I recently read Wendy Shalit’s A Return to Modesty. I was surprised to read about the number women who in the late 1990s (when the book was originally published) were interested in living a modest life. The negativity that those who chose this lifestyle had to face is troubling, as is their negative portrayal in the media and how their choice was undermined by an implied belief that it is most probably a consequence of abuse, disempowerment, or subjugation. It was even worse to read about how women were being actively pushed towards leading an immodest life despite the negative consequences this lifestyle yielded. Neither path seem to lead to acceptance and self-fulfillment.

This makes it very difficult to put modesty into practice, putting women interested in this lifestyle in a very difficult position. On the one hand, there is a very powerful and natural impulse to belong to a group of friends, to be accepted, and to be in a romantic relationship. On the other hand, a culture of immodesty implies that these things can only be had by those acting immodestly. If you do not wear the fashion of the moment, often quite revealing, you are not interesting enough to be featured in the media; why would you be attractive enough to have friends, be popular, or find a significant other?

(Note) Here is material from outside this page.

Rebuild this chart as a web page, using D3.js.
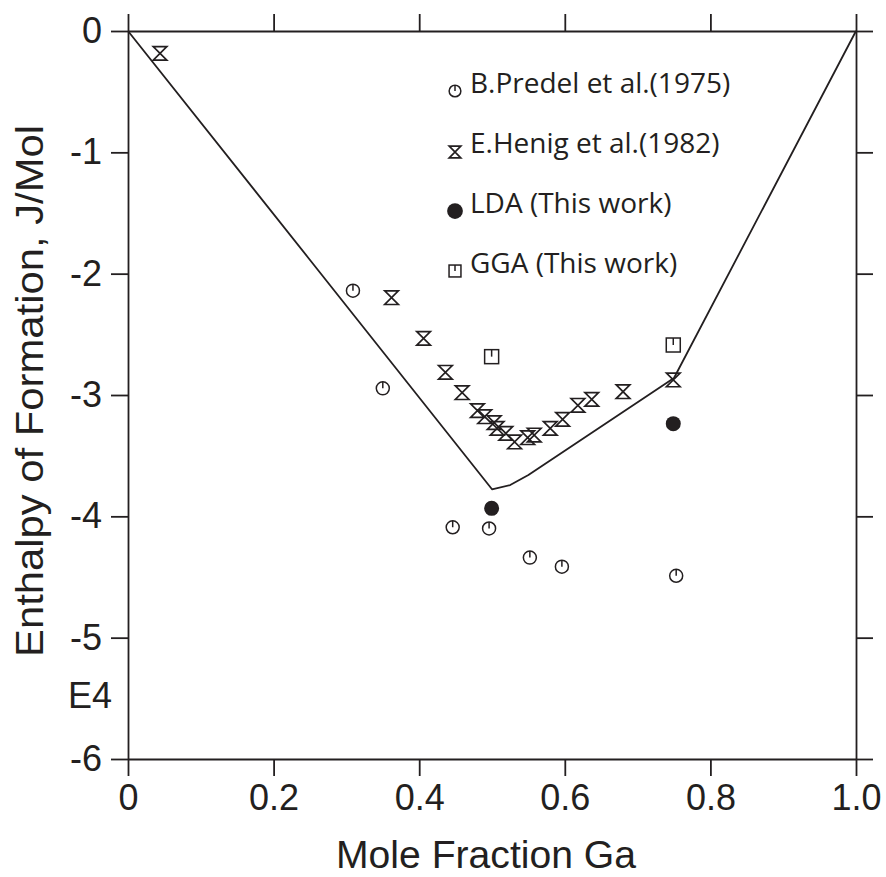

Furthermore, respect is a vital element in creating unity amidst diversity as well in building a more solid understanding of the truth. When the voice of a segment of society—young women choosing modesty—is stifled, it cannot contribute to important conversations, such as the one on gender equality, which keeps us all from finding out the truth.

We can figure out how people with different conceptions of modesty can live together in a society that is nurturing to all of them. One step is recognizing that there are different ways one can live a gratifying life. Another is to understand that an alternative lifestyle doesn’t imply that ours is bad, or vice versa. Yet another is to give individuals the time, space, and support needed to reflect on the choices before them.

A society that pours prepubescent female bodies into revealing clothes meant to enhance a still non-existent sexuality is implicitly narrowing down the choices women have before they are even capable of making one. Their voices are being stifled instead of nurtured and developed. When we learn to see beauty in the diversity of choices available to us and stop forcing everything to fit within our personal, narrow definition of reality, everyone will find a niche within which they will be happy and able to live a fulfilling life.

Image credit: Chad Mauger.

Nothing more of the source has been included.